The Carmelites remained in their convent until 1993, relocating a few hundred meters away from the site.

In March 1998, the government’s Plenipotentiary for Relations with the Jewish Diaspora, Krzysztof Śliwiński, was quoted in a French newspaper as saying that the cross would be removed, because its presence was disrespectful of the Jewish legacy at Auschwitz. By the end of the month, a large group of government and nongovernment leaders, including then-Chief of the Prime Minister's Cabinet Wiesław Walendziak, 130 Sejm deputies, 16 senators, former President Lech Wałęsa, Cardinal Józef Glemp, and Archbishop of Gdańsk Tadeusz Rakoczy, went on record as opposing the removal of the cross. The leader of the Defenders of the Pope's Cross, Kazimierz Świtoń, and Mieczysław Janosz, leader of the Association of War Victims, which leased the land on which the cross stood, distributed leaflets opposing the removal of the cross. Świtoń died in 2014.

==New crosses==

In August 1998, the erection of some hundreds of additional smaller crosses outside Auschwitz, despite the opposition of the country's bishops, sparked intense controversy in the Polish Catholic and international Jewish community. Government efforts to resolve the situation in the fall of 1998 through the courts by revoking the lease on the land held by the Association of War Victims was met with little success. The government wanted the local courts to agree to appoint an administrator for the former convent site pending a legal decision on the validity of the lease revocation. In October 1998, the local court refused the request to appoint such an administrator, a decision upheld in December 1998 by an appeals court in Bielsko-Biała, which returned the lease issue to the local court. At the end of 1998, complicated legal maneuverings continued, and two separate cases were before the local court - the government's effort to break the lease and the tenants' effort to have the government action ruled illegal.
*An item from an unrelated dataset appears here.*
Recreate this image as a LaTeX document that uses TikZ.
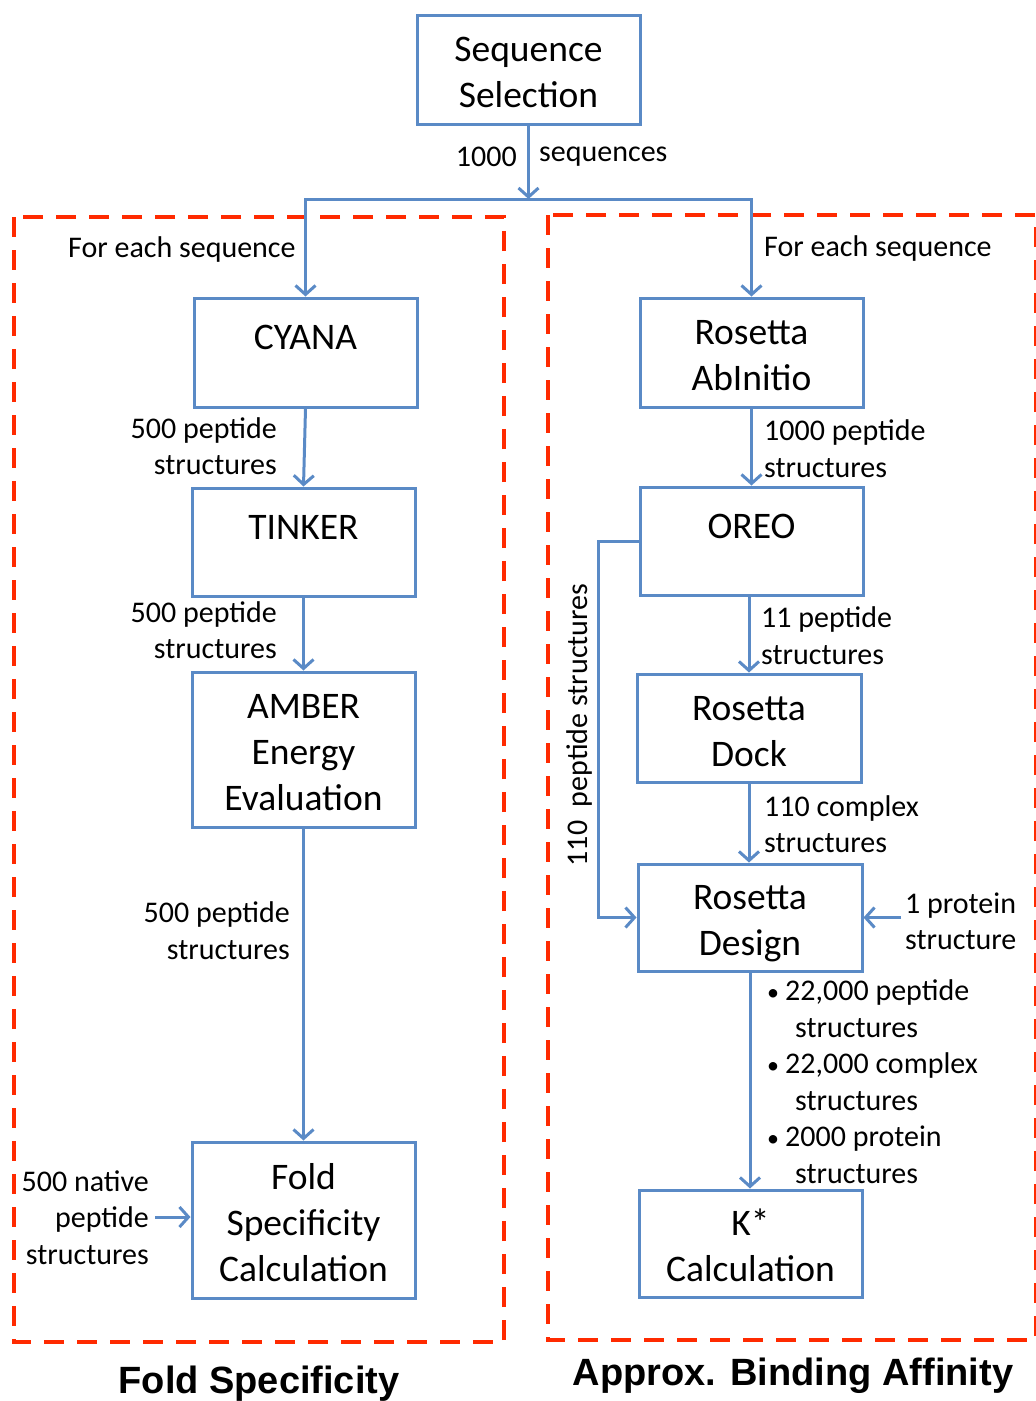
\documentclass[tikz,border=0pt]{standalone}
\usepackage{fontspec}
\setmainfont{Carlito}
\newfontfamily\titlefont{Liberation Sans}
\usetikzlibrary{arrows.meta}
\definecolor{boxblue}{HTML}{5A8AC6}
\definecolor{dashred}{HTML}{FF2A00}
\newcommand\tstrut{\rule{0pt}{\dimexpr0.7\baselineskip+12pt\relax}}
\begin{document}
\begin{tikzpicture}[x=1pt,y=-1pt,
  proc/.style={draw=boxblue, line width=3pt, minimum width=223pt, align=center, inner sep=0pt,
    font=\fontsize{37.5}{46}\selectfont},
  flow/.style={draw=boxblue, line width=3pt, -{Straight Barb[length=9pt,width=20pt,line width=3pt]}},
  lbl/.style={inner sep=0pt, font=\fontsize{30}{36.5}\selectfont},
  region/.style={draw=dashred, line width=4pt, dash pattern=on 20pt off 13pt},
  ttl/.style={inner sep=0pt, font=\titlefont\bfseries\fontsize{38}{44}\selectfont}]
\useasboundingbox (0,0) rectangle (1036,1401);

% dashed regions
\draw[region] (14,217) rectangle (504,1342);
\draw[region] (548,215) rectangle (1036,1340);

% boxes
\node[proc, minimum height=109pt] (seq) at (528.5,69.5) {\tstrut Sequence\\Selection\strut};
\node[proc, minimum height=109pt] (cyana) at (305.5,352.5) {\tstrut CYANA\\[-10pt]\strut};
\node[proc, minimum height=108pt] (tinker) at (303.5,542) {\tstrut TINKER\\[-10pt]\strut};
\node[proc, minimum height=155pt] (amber) at (303.5,749.5) {\tstrut AMBER\\Energy\\Evaluation\strut};
\node[proc, minimum height=156pt] (fold) at (303.5,1220) {\tstrut Fold\\Specificity\\Calculation\strut};
\node[proc, minimum height=109pt] (abinit) at (751.5,352.5) {\tstrut Rosetta\\AbInitio\strut};
\node[proc, minimum height=108pt] (oreo) at (751.5,541) {\tstrut OREO\\[-10pt]\strut};
\node[proc, minimum height=108pt, minimum width=224pt] (dock) at (749,728) {\tstrut Rosetta\\Dock\strut};
\node[proc, minimum height=107pt, minimum width=224pt] (design) at (750,917.5) {\tstrut Rosetta\\Design\strut};
\node[proc, minimum height=107pt] (kstar) at (750.5,1243.5) {\tstrut K*\\Calculation\strut};

% free ends
\coordinate (split) at (528.5,199);
\coordinate (prot) at (901,917.5);
\coordinate (nat) at (155,1217);

% connectors
\draw[flow] (seq.south) -- (split);
\draw[flow] (split) -| (cyana.north);
\draw[flow] (split) -| (abinit.north);
\draw[flow] (cyana.south) -- (tinker.north);
\draw[flow] (tinker.south) -- (amber.north);
\draw[flow] (amber.south) -- (fold.north);
\draw[flow] (nat) -- (fold.west |- nat);
\draw[flow] (abinit.south) -- (oreo.north);
\draw[flow] (oreo.south -| dock.north) -- (dock.north);
\draw[flow] (dock.south) -- (dock.south |- design.north);
\draw[flow] (oreo.west) -- ++(-40,0) |- (design.west);
\draw[flow] (prot) -- (design.east);
\draw[flow] (design.south) -- (design.south |- kstar.north);

% labels
\node[lbl, anchor=east] (n1000) at (517,157) {1000};
\node[lbl, anchor=west] (nseq) at (539,157) {sequences};
\node[lbl, anchor=west] (fe1) at (68,249) {For each sequence};
\node[lbl, anchor=west] (fe2) at (764,248) {For each sequence};
\node[lbl, anchor=east, align=right] (l1) at (277,449) {\strut 500 peptide\\structures\strut};
\node[lbl, anchor=east, align=right] (l2) at (277,633) {\strut 500 peptide\\structures\strut};
\node[lbl, anchor=east, align=right] (l3) at (290,933.5) {\strut 500 peptide\\structures\strut};
\node[lbl, anchor=east, align=right] (l4) at (149,1220.5) {\strut 500 native\\peptide\\structures\strut};
\node[lbl, anchor=west, align=left] (r1) at (764,451.5) {\strut 1000 peptide\\structures\strut};
\node[lbl, anchor=west, align=left] (r2) at (761,638.5) {\strut 11 peptide\\structures\strut};
\node[lbl, anchor=west, align=left] (r3) at (764,827) {\strut 110 complex\\structures\strut};
\node[lbl, anchor=west, align=left] (r4) at (905,924) {\strut 1 protein\\structure\strut};
\node[lbl, anchor=west, align=left] (bl) at (767,1084.5) {\strut\makebox[18pt][l]{\fontsize{24}{24}\selectfont•}22,000 peptide\\\hspace*{28pt}structures\\\makebox[18pt][l]{\fontsize{24}{24}\selectfont•}22,000 complex\\\hspace*{28pt}structures\\\makebox[18pt][l]{\fontsize{24}{24}\selectfont•}2000 protein\\\hspace*{28pt}structures\strut};
\node[lbl, rotate=90] (rot) at (579,725) {110\ \ peptide structures};

% titles
\node[ttl, anchor=base] (t1) at (259,1393) {Fold Specificity};
\node[ttl, anchor=base] (t2) at (793,1385) {Approx. Binding Affinity};
\end{tikzpicture}
\end{document}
In May 1999, the Parliament passed a government-sponsored law to protect the sites of all the former camps in the country. The government consulted with international Jewish groups in preparing the law, which gave the government the power it needed to resolve the issue of the "new crosses".

In late May 1999, Świtoń announced that he had laid explosives under the site where the crosses were erected, and that he would detonate them if the government attempted to remove him or the crosses. Police officers quickly arrested Świtoń for possessing explosives and making public threats. After Świtoń's arrest, local authorities removed the crosses to a nearby Franciscan monastery (the St Maximilian Center in Harmęże), under the supervision of the local bishop, and sealed off the site to prevent the erection of additional crosses; nobody came forward to claim the crosses. The large cross is not to be removed from the site for the time being.

An elderly man from the far-right organisation Telewizja Narodowe had built a 2-story tall wooden cross beside a temporary campground on the highway on the day of the 70th anniversary. He denied an interview while sitting by a wood-burning fireplace under a blue cover.